● EXCERPTED RECORDS:

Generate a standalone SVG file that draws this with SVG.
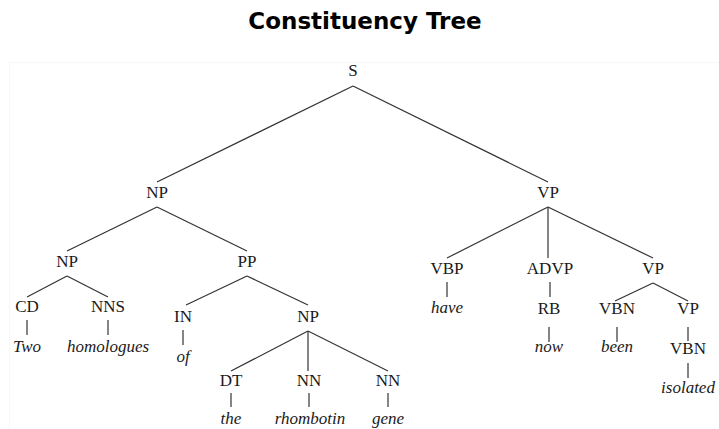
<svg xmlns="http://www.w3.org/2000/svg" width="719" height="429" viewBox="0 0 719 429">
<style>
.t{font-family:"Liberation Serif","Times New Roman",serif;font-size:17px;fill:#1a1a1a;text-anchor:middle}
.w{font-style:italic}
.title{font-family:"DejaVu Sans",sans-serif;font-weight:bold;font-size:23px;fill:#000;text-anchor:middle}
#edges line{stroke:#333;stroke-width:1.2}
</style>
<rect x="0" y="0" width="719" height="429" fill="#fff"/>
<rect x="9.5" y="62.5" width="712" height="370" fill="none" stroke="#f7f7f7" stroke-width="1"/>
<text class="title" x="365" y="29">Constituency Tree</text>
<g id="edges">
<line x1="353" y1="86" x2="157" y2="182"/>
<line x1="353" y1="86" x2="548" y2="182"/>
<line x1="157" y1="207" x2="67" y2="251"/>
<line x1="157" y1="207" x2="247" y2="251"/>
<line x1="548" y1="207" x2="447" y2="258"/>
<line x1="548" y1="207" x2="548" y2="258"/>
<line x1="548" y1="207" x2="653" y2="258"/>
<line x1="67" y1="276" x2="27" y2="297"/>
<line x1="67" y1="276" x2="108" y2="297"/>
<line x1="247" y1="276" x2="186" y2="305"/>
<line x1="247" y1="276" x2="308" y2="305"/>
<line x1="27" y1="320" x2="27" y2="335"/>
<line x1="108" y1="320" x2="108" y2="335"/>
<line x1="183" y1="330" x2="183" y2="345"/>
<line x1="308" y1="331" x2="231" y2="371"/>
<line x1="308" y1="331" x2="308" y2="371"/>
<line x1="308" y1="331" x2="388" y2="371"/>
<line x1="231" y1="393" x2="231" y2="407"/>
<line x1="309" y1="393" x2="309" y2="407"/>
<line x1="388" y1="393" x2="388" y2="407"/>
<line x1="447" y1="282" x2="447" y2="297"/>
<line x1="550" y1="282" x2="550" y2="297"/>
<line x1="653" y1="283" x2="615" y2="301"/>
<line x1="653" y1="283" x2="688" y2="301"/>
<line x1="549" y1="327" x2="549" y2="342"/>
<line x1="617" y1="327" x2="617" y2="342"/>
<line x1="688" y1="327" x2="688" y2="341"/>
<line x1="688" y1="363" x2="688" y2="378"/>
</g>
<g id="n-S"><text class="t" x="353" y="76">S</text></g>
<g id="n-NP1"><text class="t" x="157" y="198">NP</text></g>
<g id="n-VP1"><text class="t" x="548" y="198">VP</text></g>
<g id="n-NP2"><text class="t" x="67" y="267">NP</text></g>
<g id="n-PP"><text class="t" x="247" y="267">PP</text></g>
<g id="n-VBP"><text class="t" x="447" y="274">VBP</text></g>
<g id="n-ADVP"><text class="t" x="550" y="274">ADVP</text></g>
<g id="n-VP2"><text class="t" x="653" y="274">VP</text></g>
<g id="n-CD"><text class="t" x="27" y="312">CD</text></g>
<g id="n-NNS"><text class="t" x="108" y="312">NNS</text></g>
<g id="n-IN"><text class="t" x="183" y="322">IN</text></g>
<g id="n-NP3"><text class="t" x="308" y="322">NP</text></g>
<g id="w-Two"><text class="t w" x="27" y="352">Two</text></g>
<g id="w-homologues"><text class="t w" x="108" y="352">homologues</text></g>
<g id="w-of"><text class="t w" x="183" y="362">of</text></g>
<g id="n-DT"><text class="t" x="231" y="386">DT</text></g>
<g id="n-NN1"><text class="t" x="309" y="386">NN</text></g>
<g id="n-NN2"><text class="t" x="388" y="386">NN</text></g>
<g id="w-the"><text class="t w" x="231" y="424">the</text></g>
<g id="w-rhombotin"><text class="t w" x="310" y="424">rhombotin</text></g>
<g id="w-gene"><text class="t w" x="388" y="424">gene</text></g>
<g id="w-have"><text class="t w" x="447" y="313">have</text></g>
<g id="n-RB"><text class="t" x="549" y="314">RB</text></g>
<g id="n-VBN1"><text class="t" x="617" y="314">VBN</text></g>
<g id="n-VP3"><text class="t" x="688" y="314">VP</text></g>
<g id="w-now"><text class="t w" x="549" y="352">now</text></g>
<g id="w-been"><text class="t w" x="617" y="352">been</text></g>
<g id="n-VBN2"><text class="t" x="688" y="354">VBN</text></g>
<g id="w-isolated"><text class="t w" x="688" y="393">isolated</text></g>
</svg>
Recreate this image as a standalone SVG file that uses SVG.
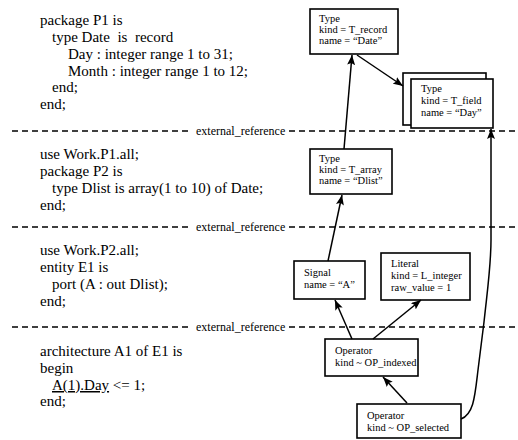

● CHALLENGE: Read the entries above, then pull out the lines that include "file".

● EXPECTED ANSWER:
Generate a standalone SVG file that draws this with SVG.
Recreate this image as a standalone SVG file that uses SVG.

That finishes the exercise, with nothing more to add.